Владимир Кара-Мурза-старший: Андрей Вячеславович, как вы относитесь к решению питерских властей передать Исаакиевский собор православной церкви?

Андрей Кураев: Пока еще, насколько я понимаю, нет ни официального обращения патриархии по этому поводу, ни документа о передаче этого собора.

Это решение не было бы скандальным 25 лет назад, в начале 90-х годов, а сейчас вопросы возникают из-за того, что уже наработана определенная репутация у патриархии, особенно за последние годы. Вот отсюда и возникают вопросы. Уже нет розовых очков, которые полагали четверть века назад, что церковь лучше, чем государство, сможет управлять теми или иными культурно-историческими сокровищами, потому что это ее сокровища. И то, как проходили все эти решения, кулуарные переговоры, договоренности, – без обсуждения с обществом, без внятного предъявления аргументов.

При этом с опозданием в год было предложено хоть какое-то подобие "дорожной карты", то есть что именно предполагается сделать в этом соборе, если он будет в церковном распоряжении. До этого в течение года на фундаментальнейший вопрос о том, за счет чего будет содержаться этот собор, были разные ответы. Одни официальные спикеры говорили, что билеты будут продаваться, а деньги будут идти на реставрацию. А другие спикеры говорили: "Мы на такое кощунство не пойдем!

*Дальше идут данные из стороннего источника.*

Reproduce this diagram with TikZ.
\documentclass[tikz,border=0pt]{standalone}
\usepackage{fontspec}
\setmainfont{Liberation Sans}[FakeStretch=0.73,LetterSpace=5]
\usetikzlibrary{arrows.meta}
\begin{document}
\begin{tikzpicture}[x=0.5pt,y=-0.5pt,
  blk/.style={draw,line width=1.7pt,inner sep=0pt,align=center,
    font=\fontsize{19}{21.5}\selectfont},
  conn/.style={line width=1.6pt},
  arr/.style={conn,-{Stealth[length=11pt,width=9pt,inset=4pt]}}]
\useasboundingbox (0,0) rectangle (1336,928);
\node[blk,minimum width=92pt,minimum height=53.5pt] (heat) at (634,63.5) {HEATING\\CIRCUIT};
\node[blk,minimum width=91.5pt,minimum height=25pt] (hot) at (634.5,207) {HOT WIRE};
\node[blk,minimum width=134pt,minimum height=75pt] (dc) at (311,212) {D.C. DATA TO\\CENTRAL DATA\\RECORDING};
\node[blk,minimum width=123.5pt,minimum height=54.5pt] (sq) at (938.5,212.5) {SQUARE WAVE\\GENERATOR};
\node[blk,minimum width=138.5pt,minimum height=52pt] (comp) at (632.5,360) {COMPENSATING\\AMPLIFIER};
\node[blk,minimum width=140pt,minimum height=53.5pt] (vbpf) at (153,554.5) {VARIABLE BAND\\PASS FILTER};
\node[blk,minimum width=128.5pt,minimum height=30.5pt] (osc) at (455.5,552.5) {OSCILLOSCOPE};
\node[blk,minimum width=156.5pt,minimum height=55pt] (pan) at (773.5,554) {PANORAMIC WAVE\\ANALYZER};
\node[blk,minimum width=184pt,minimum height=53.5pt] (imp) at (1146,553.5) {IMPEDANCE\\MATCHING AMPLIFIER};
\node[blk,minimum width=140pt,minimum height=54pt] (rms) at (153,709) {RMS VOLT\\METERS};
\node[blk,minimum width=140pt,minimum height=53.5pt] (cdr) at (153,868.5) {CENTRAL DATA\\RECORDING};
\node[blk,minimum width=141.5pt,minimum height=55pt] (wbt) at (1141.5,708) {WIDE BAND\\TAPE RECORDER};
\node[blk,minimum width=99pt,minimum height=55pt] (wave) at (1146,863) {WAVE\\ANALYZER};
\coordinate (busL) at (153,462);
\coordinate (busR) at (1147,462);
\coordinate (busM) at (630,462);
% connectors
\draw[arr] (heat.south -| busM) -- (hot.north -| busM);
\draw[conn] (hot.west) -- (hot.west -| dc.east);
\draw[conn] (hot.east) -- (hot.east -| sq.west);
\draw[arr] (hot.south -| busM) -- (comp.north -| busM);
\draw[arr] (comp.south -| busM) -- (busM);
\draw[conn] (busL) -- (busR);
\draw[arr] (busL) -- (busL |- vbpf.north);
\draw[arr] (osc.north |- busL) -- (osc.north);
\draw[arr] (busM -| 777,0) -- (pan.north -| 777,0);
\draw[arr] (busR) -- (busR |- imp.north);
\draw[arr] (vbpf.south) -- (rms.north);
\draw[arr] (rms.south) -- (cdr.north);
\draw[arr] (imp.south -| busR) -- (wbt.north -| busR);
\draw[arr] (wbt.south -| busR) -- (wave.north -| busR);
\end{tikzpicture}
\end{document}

Конечно, все будет бесплатно". И только в марте этого года патриарх сформулировал все-таки более-менее внятную "дорожную карту". И это запоздание тоже работает против имиджа церкви.

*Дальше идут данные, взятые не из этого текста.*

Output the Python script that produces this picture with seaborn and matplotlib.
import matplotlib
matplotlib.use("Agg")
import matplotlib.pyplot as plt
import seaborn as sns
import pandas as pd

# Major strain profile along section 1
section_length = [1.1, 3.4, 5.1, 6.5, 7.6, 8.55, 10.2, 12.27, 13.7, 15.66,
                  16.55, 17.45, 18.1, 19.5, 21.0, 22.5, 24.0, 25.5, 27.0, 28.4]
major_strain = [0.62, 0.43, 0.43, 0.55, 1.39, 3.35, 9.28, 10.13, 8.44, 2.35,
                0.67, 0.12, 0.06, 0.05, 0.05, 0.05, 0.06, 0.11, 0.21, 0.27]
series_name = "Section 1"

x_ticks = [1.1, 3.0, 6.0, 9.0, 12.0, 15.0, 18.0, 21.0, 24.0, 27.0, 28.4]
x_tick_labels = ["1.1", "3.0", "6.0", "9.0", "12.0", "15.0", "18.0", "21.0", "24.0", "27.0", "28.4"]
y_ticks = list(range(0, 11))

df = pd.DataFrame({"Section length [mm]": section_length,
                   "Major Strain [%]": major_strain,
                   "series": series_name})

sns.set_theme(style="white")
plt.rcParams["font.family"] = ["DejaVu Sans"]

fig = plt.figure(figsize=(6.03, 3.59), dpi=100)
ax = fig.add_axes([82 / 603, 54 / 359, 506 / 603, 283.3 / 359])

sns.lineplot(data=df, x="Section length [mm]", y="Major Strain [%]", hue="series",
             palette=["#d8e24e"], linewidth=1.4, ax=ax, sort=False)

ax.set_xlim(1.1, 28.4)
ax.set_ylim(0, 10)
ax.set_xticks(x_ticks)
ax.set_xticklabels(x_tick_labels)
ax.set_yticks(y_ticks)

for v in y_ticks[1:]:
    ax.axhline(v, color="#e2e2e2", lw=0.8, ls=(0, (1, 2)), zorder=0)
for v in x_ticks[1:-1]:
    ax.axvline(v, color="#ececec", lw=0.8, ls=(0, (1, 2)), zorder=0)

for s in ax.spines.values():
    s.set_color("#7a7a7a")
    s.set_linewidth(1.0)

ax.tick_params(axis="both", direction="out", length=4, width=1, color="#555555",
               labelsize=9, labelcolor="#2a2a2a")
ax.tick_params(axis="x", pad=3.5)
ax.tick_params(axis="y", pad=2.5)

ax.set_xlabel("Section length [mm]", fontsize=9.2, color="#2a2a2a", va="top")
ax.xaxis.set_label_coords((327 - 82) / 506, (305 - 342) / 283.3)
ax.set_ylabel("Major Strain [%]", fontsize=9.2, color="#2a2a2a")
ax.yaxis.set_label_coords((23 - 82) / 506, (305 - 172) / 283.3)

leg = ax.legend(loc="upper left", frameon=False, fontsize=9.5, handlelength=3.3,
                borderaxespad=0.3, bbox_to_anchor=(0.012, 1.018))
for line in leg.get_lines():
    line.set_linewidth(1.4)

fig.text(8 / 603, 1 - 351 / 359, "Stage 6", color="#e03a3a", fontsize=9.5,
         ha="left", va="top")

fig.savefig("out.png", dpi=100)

Владимир Кара-Мурза-старший: А требуется ли референдум по данному вопросу?

Юлий Нисневич: Вопрос намного глубже, чем просто история с Исаакиевским собором. Мы живем, по Конституции, в светском государстве. То есть государство не вмешивается в дела церкви, а церковь не вмешивается в дела государства. Но одна из форм жизнедеятельности, взаимодействия с государством любых общественных организаций – это лоббирование тех интересов, которые они представляют. Единственный вид общественных организаций, которым категорически запрещено лоббирование в светском государстве, – это религиозные организации. Они же отделены от государства. А мы все время видим, что Русская православная церковь лоббирует свои интересы. Грубо говоря, она нарушает Конституцию в этом смысле. Исаакий – это просто один из примеров в этой череде. У нас же священники входят в общественные советы при органах государственной власти. Это же вообще нонсенс для светского государства. Нарушается принцип светского государства. Сама идея, что представители религиозных организаций (не только РПЦ, любых) представляют свои интересы в государственных органах – это уже нарушение принципов светского государства.

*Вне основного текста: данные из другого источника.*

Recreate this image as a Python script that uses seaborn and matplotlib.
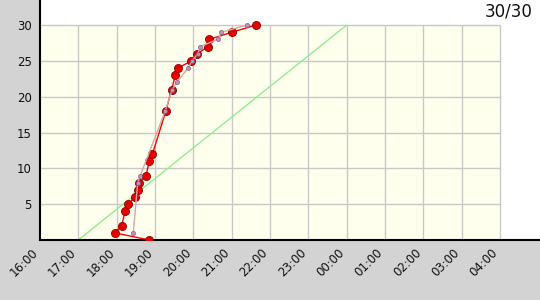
import matplotlib
matplotlib.use("Agg")
import matplotlib.pyplot as plt
import matplotlib.dates as mdates
from matplotlib.patches import Rectangle
from matplotlib.transforms import ScaledTranslation
import seaborn as sns
import pandas as pd

# ---- data ----
red_times = ["18:51", "17:57", "18:08", "18:13", "18:18", "18:28", "18:33", "18:35",
             "18:46", "18:51", "18:56", "19:17", "19:26", "19:32", "19:36", "19:57",
             "20:06", "20:23", "20:25", "21:00", "21:38"]
red_counts = [0, 1, 2, 4, 5, 6, 7, 8, 9, 11, 12, 18, 21, 23, 24, 25, 26, 27, 28, 29, 30]

pink_times = ["18:26", "18:33", "18:37", "19:16", "19:27", "19:34", "19:52", "19:58",
              "20:07", "20:11", "20:38", "20:44", "21:24"]
pink_counts = [1, 8, 9, 18, 21, 22, 24, 25, 26, 27, 28, 29, 30]

target_times = ["17:00", "00:00"]
target_counts = [0, 30]

hour_labels = ["16:00", "17:00", "18:00", "19:00", "20:00", "21:00", "22:00",
               "23:00", "00:00", "01:00", "02:00", "03:00", "04:00"]
y_labels = [5, 10, 15, 20, 25, 30]
title_text = "30/30"


def to_ts(s):
    h, m = map(int, s.split(":"))
    day = 1 if h >= 12 else 2
    return pd.Timestamp(2000, 1, day, h, m)


red_df = pd.DataFrame({"t": [to_ts(s) for s in red_times], "n": red_counts})
pink_df = pd.DataFrame({"t": [to_ts(s) for s in pink_times], "n": pink_counts})
target_df = pd.DataFrame({"t": [to_ts(s) for s in target_times], "n": target_counts})

sns.set_style("white")
plt.rcParams["font.family"] = ["DejaVu Sans"]

fig = plt.figure(figsize=(5.4, 3.0), dpi=100, facecolor="#d3d3d3")
ax = fig.add_axes([40 / 540, 60 / 300, 500 / 540, 240 / 300])
ax.set_facecolor("white")

start = to_ts("16:00")
end = to_ts("04:00")
x0 = mdates.date2num(start)
x1 = mdates.date2num(end)
ymax_box = 30

# plot background box
ax.add_patch(Rectangle((x0, 0), x1 - x0, ymax_box, facecolor="#ffffee",
                       edgecolor="none", zorder=0))

major = [to_ts(s) for s in hour_labels]
minor = [t + pd.Timedelta(minutes=30) for t in major[:-1]]
major_num = mdates.date2num(major)

# grid lines confined to the box
ax.vlines(major_num[1:], 0, ymax_box, colors="#c8c8c8", lw=1, zorder=0.5)
ax.hlines(y_labels, x0, x1, colors="#c8c8c8", lw=1, zorder=0.5)

sns.lineplot(data=target_df, x="t", y="n", sort=False, estimator=None,
             color="#90ee90", lw=1, ax=ax, zorder=2)
sns.lineplot(data=red_df, x="t", y="n", sort=False, estimator=None,
             color="#ff0000", lw=1, marker="o", markersize=5.8,
             markerfacecolor="#e80000", markeredgecolor="#8a0000",
             markeredgewidth=0.6, ax=ax, zorder=3)
sns.lineplot(data=pink_df, x="t", y="n", sort=False, estimator=None,
             color="#d4a8a8", lw=1, marker="o", markersize=3,
             markerfacecolor="#c090c0", markeredgecolor="#705070",
             markeredgewidth=0.4, ax=ax, zorder=4)

ax.set_xlim(x0, x0 + (500 / 38.33) / 24)
ax.set_ylim(0, 33.5)

ax.set_xticks(major_num)
ax.set_xticklabels(hour_labels, rotation=45, ha="right", va="baseline",
                   rotation_mode="anchor")
ax.set_xticks(mdates.date2num(minor), minor=True)
ax.set_yticks(y_labels)
ax.set_yticklabels([str(v) for v in y_labels])
ax.set_yticks([v for v in range(1, 30) if v % 5 != 0], minor=True)

ax.tick_params(axis="both", which="major", direction="in", length=5, width=1,
               color="black", labelsize=8.5, labelcolor="#111111")
ax.tick_params(axis="both", which="minor", direction="in", length=3, width=1,
               color="black")
ax.tick_params(axis="x", which="major", pad=9.4)
ax.tick_params(axis="y", which="major", pad=6)

shift = ScaledTranslation(-1.5 / 100, 0, fig.dpi_scale_trans)
for lab in ax.get_xticklabels():
    lab.set_transform(lab.get_transform() + shift)

for side in ["top", "right"]:
    ax.spines[side].set_visible(False)
for side in ["left", "bottom"]:
    ax.spines[side].set_color("black")
    ax.spines[side].set_linewidth(1.5)

ax.set_xlabel("")
ax.set_ylabel("")
if ax.get_legend():
    ax.get_legend().remove()

ax.text(0.986, 0.95, title_text, transform=ax.transAxes, ha="right",
        va="center", fontsize=12, color="#111111")

fig.savefig("out.png", dpi=100, facecolor=fig.get_facecolor())
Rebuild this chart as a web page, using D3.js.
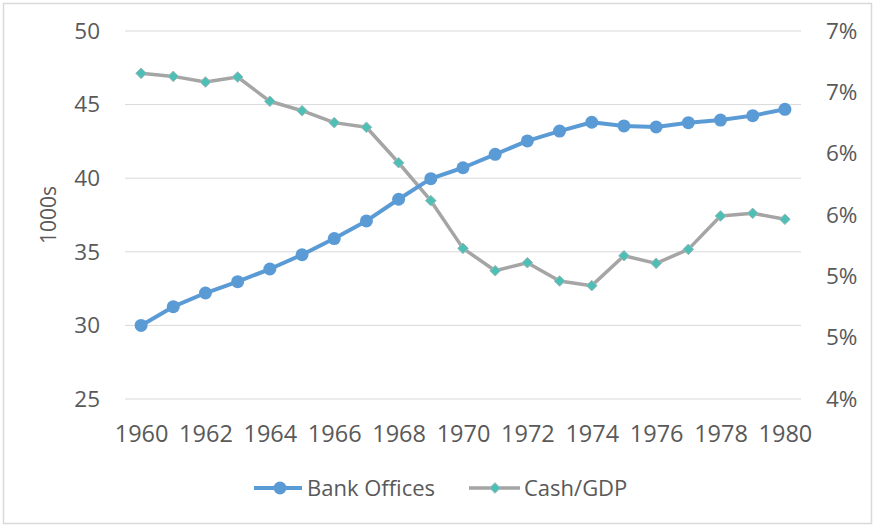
<!DOCTYPE html>
<html>
<head>
<meta charset="utf-8">
<script src="https://cdn.jsdelivr.net/npm/d3@7"></script>
<style>
  body { margin: 0; background: #fff; }
  svg { font-family: "Open Sans", "Noto Sans", sans-serif; }
</style>
</head>
<body>
<svg width="875" height="526"></svg>
<script>
// Data
var years = d3.range(1960, 1981);
var bankOffices = [30.0, 31.27, 32.2, 32.97, 33.83, 34.8, 35.9, 37.1, 38.57, 39.97,
    40.71, 41.62, 42.53, 43.2, 43.8, 43.55, 43.48, 43.77, 43.95, 44.25, 44.68];
var cashGdp = [6.655, 6.63, 6.584, 6.625, 6.427, 6.35, 6.253, 6.215, 5.926, 5.617,
    5.228, 5.046, 5.111, 4.962, 4.924, 5.168, 5.106, 5.22, 5.492, 5.514, 5.465];
var leftTicks = [25, 30, 35, 40, 45, 50];
var rightTicks = [4, 4.5, 5, 5.5, 6, 6.5, 7];
var xTickYears = d3.range(1960, 1981, 2);

var svg = d3.select("svg"),
    width = +svg.attr("width"),
    height = +svg.attr("height");

// chart border
svg.append("rect")
    .attr("x", 3.5).attr("y", 3.5)
    .attr("width", width - 7).attr("height", height - 6)
    .attr("fill", "#fff")
    .attr("stroke", "#d9d9d9")
    .attr("stroke-width", 1.5);

var plotLeft = 125, plotRight = 801, plotTop = 31, plotBottom = 399;

var x = d3.scalePoint()
    .domain(years)
    .range([plotLeft, plotRight])
    .padding(0.5);

var yL = d3.scaleLinear().domain([25, 50]).range([plotBottom, plotTop]);
var yR = d3.scaleLinear().domain([4, 7]).range([plotBottom, plotTop]);

// gridlines
svg.append("g")
    .selectAll("line")
    .data(leftTicks)
    .enter()
    .append("line")
    .attr("x1", plotLeft).attr("x2", plotRight)
    .attr("y1", function (d) { return yL(d); })
    .attr("y2", function (d) { return yL(d); })
    .style("stroke", "#d9d9d9")
    .style("stroke-width", 1);

// left axis
var axisL = svg.append("g")
    .attr("transform", "translate(" + (plotLeft - 25) + ",0)")
    .call(d3.axisLeft(yL).tickValues(leftTicks).tickSize(0).tickPadding(0));
axisL.select(".domain").remove();

// right axis
var axisR = svg.append("g")
    .attr("transform", "translate(" + (plotRight + 25) + ",0)")
    .call(d3.axisRight(yR).tickValues(rightTicks).tickSize(0).tickPadding(0)
        .tickFormat(function (d) { return Math.round(d + 1e-9) + "%"; }));
axisR.select(".domain").remove();

// bottom axis
var axisB = svg.append("g")
    .attr("transform", "translate(0,425)")
    .call(d3.axisBottom(x).tickValues(xTickYears).tickSize(0).tickPadding(0));
axisB.select(".domain").remove();

svg.selectAll(".tick text")
    .style("font-family", "'Open Sans', 'Noto Sans', sans-serif")
    .style("font-size", "22.5px")
    .style("fill", "#595959");
axisB.selectAll(".tick text")
    .style("font-size", "23.5px")
    .attr("dy", "0.71em");

// y title
svg.append("text")
    .attr("transform", "translate(56," + ((plotTop + plotBottom) / 2) + ") rotate(-90)")
    .attr("text-anchor", "middle")
    .style("font-size", "21px")
    .style("fill", "#595959")
    .text("1000s");

// Cash/GDP
var lineR = d3.line()
    .x(function (d, i) { return x(years[i]); })
    .y(function (d) { return yR(d); });

svg.append("path")
    .datum(cashGdp)
    .attr("d", lineR)
    .style("fill", "none")
    .style("stroke", "#a5a5a5")
    .style("stroke-width", 3.5)
    .style("stroke-linejoin", "round");

var diamond = d3.symbol().type(d3.symbolDiamond2).size(72);

svg.append("g")
    .selectAll("path")
    .data(cashGdp)
    .enter()
    .append("path")
    .attr("d", diamond)
    .attr("transform", function (d, i) {
        return "translate(" + x(years[i]) + "," + yR(d) + ")";
    })
    .style("fill", "#4dbfb6")
    .style("stroke", "#9fb8b5")
    .style("stroke-width", 1);

// Bank Offices
var lineL = d3.line()
    .x(function (d, i) { return x(years[i]); })
    .y(function (d) { return yL(d); });

svg.append("path")
    .datum(bankOffices)
    .attr("d", lineL)
    .style("fill", "none")
    .style("stroke", "#5b9bd5")
    .style("stroke-width", 4)
    .style("stroke-linejoin", "round");

svg.append("g")
    .selectAll("circle")
    .data(bankOffices)
    .enter()
    .append("circle")
    .attr("cx", function (d, i) { return x(years[i]); })
    .attr("cy", function (d) { return yL(d); })
    .attr("r", 6.5)
    .style("fill", "#5b9bd5");

// legend
var legY = 488;
var leg1 = svg.append("g").attr("transform", "translate(254," + legY + ")");
leg1.append("line").attr("x1", 0).attr("x2", 48)
    .style("stroke", "#5b9bd5").style("stroke-width", 4);
leg1.append("circle").attr("cx", 26).attr("cy", 0).attr("r", 6.5).style("fill", "#5b9bd5");
leg1.append("text").attr("x", 53).attr("dy", "0.35em")
    .style("font-size", "22px").style("fill", "#595959").text("Bank Offices");

var leg2 = svg.append("g").attr("transform", "translate(469," + legY + ")");
leg2.append("line").attr("x1", 0).attr("x2", 51)
    .style("stroke", "#a5a5a5").style("stroke-width", 3.5);
leg2.append("path").attr("d", diamond).attr("transform", "translate(26,0)")
    .style("fill", "#4dbfb6").style("stroke", "#9fb8b5").style("stroke-width", 1);
leg2.append("text").attr("x", 55).attr("dy", "0.35em")
    .style("font-size", "22px").style("fill", "#595959").text("Cash/GDP");
</script>
</body>
</html>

И еще есть проблема так называемой реституции, то есть возвращения собственности первоначальным владельцам. Но тогда этот вопрос надо решать не только по отношению к РПЦ, но и по отношению к другим религиозным объединениям, к другим гражданам. А почему у нас РПЦ оказалась в исключительном положении? Вопрос реституции очень тяжелый, и к нему надо очень деликатно относиться, потому что разговор идет о собственности. Одна из серьезных проблем, причин революции 17-го года, которая выдвигалась к Русской православной церкви, – это то, что она стала самым большим земельным и другим собственником. Это было одним из оснований, на котором очень многие выступали против Русской православной церкви. И она повторяет собственные ошибки, на мой взгляд.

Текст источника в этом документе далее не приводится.